4 Assign a Buddy for the First Few Months

Having a go-to person to bounce around any questions – especially the “silly” ones – can be very helpful for a new employee. Assign each new hire a buddy in their department that can help them feel more comfortable. It gives them someone other than the manager to ask about both big and small questions. Be sure the buddy is someone who has the experience and really enjoys working for your company. The worst thing you can do is assign a new hire to work closely with a bored, disengaged employee for their first few months. Believe us, it happens. You might have an internal volunteer/application process for new hire buddies. That’s a great way to see who’s interested and evaluate them before you have a new employee work with them.

5 Find Ways to Have Fun

Creating games out of some of the new hire orientation process steps can help make things more interesting. Yes, paperwork has to be done, and there might be required training before they can dive into their role, but that doesn’t mean the process has to be boring. People learn well when playing games, so find a way to use games to transfer important information. This can include a prize for memorizing the company values and reciting them to a manager, or a small gift card if they manage to get 25 signatures from key employees on their first day. Fun creates engagement and helps bond employees to the company. Don’t overlook that.

6 Introduce Key Business Leaders

Whether you have only one new hire at a time or a whole team, arrange key leaders to be available to introduce themselves. This might mean one-on-one meetings or a period of team meetings where each manager introduces themselves and shares information about their role.

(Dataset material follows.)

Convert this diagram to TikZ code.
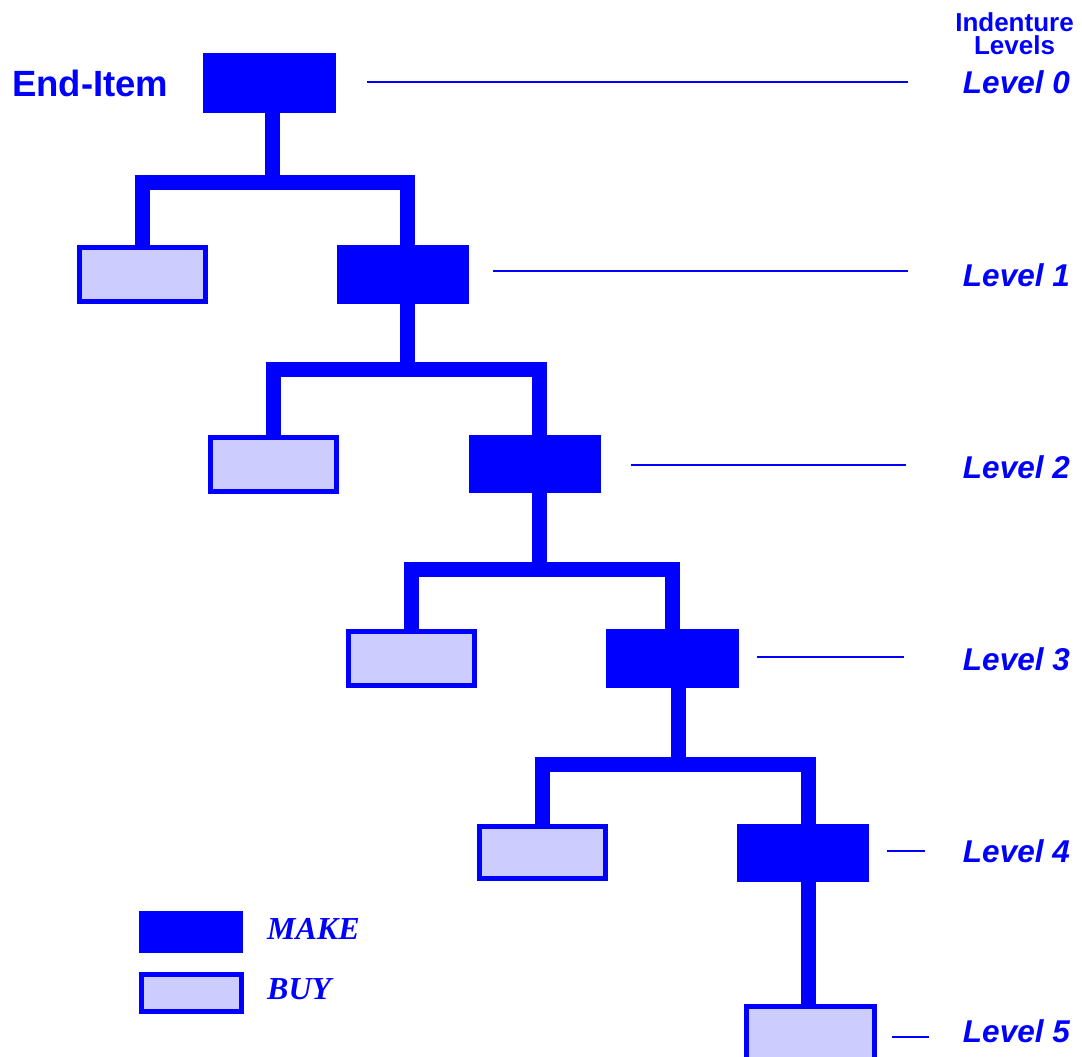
\documentclass[tikz,border=0pt]{standalone}
\usepackage{fontspec}
\newfontfamily\hv{Liberation Sans}
\newfontfamily\tm{Liberation Serif}
\definecolor{bom}{HTML}{0000FF}
\definecolor{buyfill}{HTML}{CCCCFF}
\begin{document}
\begin{tikzpicture}[x=1pt,y=-1pt,
  make/.style={fill=bom, draw=none, inner sep=0, outer sep=0, minimum width=132, minimum height=59},
  buy/.style={fill=buyfill, draw=bom, line width=5, inner sep=0, minimum width=126, minimum height=54},
  conn/.style={draw=bom, line width=15, line join=miter, shorten <=-2pt, shorten >=-2pt},
  lvl/.style={draw=bom, line width=1.5},
  lvltext/.style={text=bom, font=\hv\bfseries\itshape\fontsize{31.5}{36}\selectfont, anchor=base east, inner sep=0},
  headtext/.style={text=bom, font=\hv\bfseries\fontsize{26}{23}\selectfont, align=center, anchor=south, inner sep=0, text depth=0pt},
  legtext/.style={text=bom, font=\tm\bfseries\itshape\fontsize{32}{36}\selectfont, anchor=base west, inner sep=0}]
\clip (0,0) rectangle (1082,1057);

% assemblies (make) and purchased parts (buy)
\node[make, minimum width=133, minimum height=60] (m0) at (269.5,83) {};
\node[buy]  (b1) at (142,274.5) {};
\node[make] (m1) at (403,274.5) {};
\node[buy]  (b2) at (273.5,464) {};
\node[make, minimum height=58] (m2) at (535,464) {};
\node[buy]  (b3) at (411,658.5) {};
\node[make, minimum width=133] (m3) at (672.5,658.5) {};
\node[buy, minimum height=52] (b4) at (542,852.5) {};
\node[make, minimum height=58] (m4) at (803,852.5) {};
\node[buy, minimum width=128] (b5) at (810.5,1033.5) {};

% branch junctions
\coordinate (j1) at (272,182);
\coordinate (j2) at (407,369.5);
\coordinate (j3) at (539,569.5);
\coordinate (j4) at (678,764.5);

% product structure connectors
\draw[conn] (j1 |- m0.south) -- (j1);
\draw[conn] (b1.north) |- (j1) -| ([xshift=4]m1.north);
\draw[conn] (j2 |- m1.south) -- (j2);
\draw[conn] (b2.north) |- (j2) -| ([xshift=4]m2.north);
\draw[conn] (j3 |- m2.south) -- (j3);
\draw[conn] (b3.north) |- (j3) -| (m3.north);
\draw[conn] (j4 |- m3.south) -- (j4);
\draw[conn] (b4.north) |- (j4) -| ([xshift=5]m4.north);
\draw[conn] ([xshift=-2.5]b5.north) -- ([xshift=-2.5]b5.north |- m4.south);

% title
\node[text=bom, font=\hv\bfseries\fontsize{36.5}{40}\selectfont, anchor=base west, inner sep=0] (title) at (12,96) {End-Item};

% indenture level column
\node[headtext] (head) at (1014.5,55) {Indenture\\Levels};

\node[lvltext] (L0) at (1070,93) {Level 0};
\node[lvltext] (L1) at (1070,286) {Level 1};
\node[lvltext] (L2) at (1070,478) {Level 2};
\node[lvltext] (L3) at (1070,670) {Level 3};
\node[lvltext] (L4) at (1070,862) {Level 4};
\node[lvltext] (L5) at (1070,1042) {Level 5};

% level guide lines
\coordinate (g0a) at (367,82);  \coordinate (g0b) at (908,82);
\coordinate (g1a) at (493,271); \coordinate (g1b) at (908,271);
\coordinate (g2a) at (631,465); \coordinate (g2b) at (906,465);
\coordinate (g3a) at (757,657); \coordinate (g3b) at (904,657);
\coordinate (g4a) at (887,851); \coordinate (g4b) at (925,851);
\coordinate (g5a) at (892,1037);\coordinate (g5b) at (929,1037);
\draw[lvl] (g0a) -- (g0b);
\draw[lvl] (g1a) -- (g1b);
\draw[lvl] (g2a) -- (g2b);
\draw[lvl] (g3a) -- (g3b);
\draw[lvl] (g4a) -- (g4b);
\draw[lvl] (g5a) -- (g5b);

% legend
\node[make, minimum width=104, minimum height=42] (lm) at (191,932) {};
\node[buy, minimum width=100, minimum height=37] (lb) at (191.5,993) {};
\node[legtext] (tm) at (267,939) {MAKE};
\node[legtext] (tb) at (267,999) {BUY};
\end{tikzpicture}
\end{document}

The size of your company will dictate exactly which leaders are available but try to have at least the local head of the new hire’s department available, along with the highest-ranking local manager. You might also include team leaders and key HR personnel.

Great Orientation is Great for Business

Bonding new employees to your team from day one is vital. It’s a great way to set up a new hire for success, and it saves your business time and money. These six steps will help you craft your own new hire orientation program. The key is that it’s written down and consistently implemented. When it is, you’ll have great success with new hires!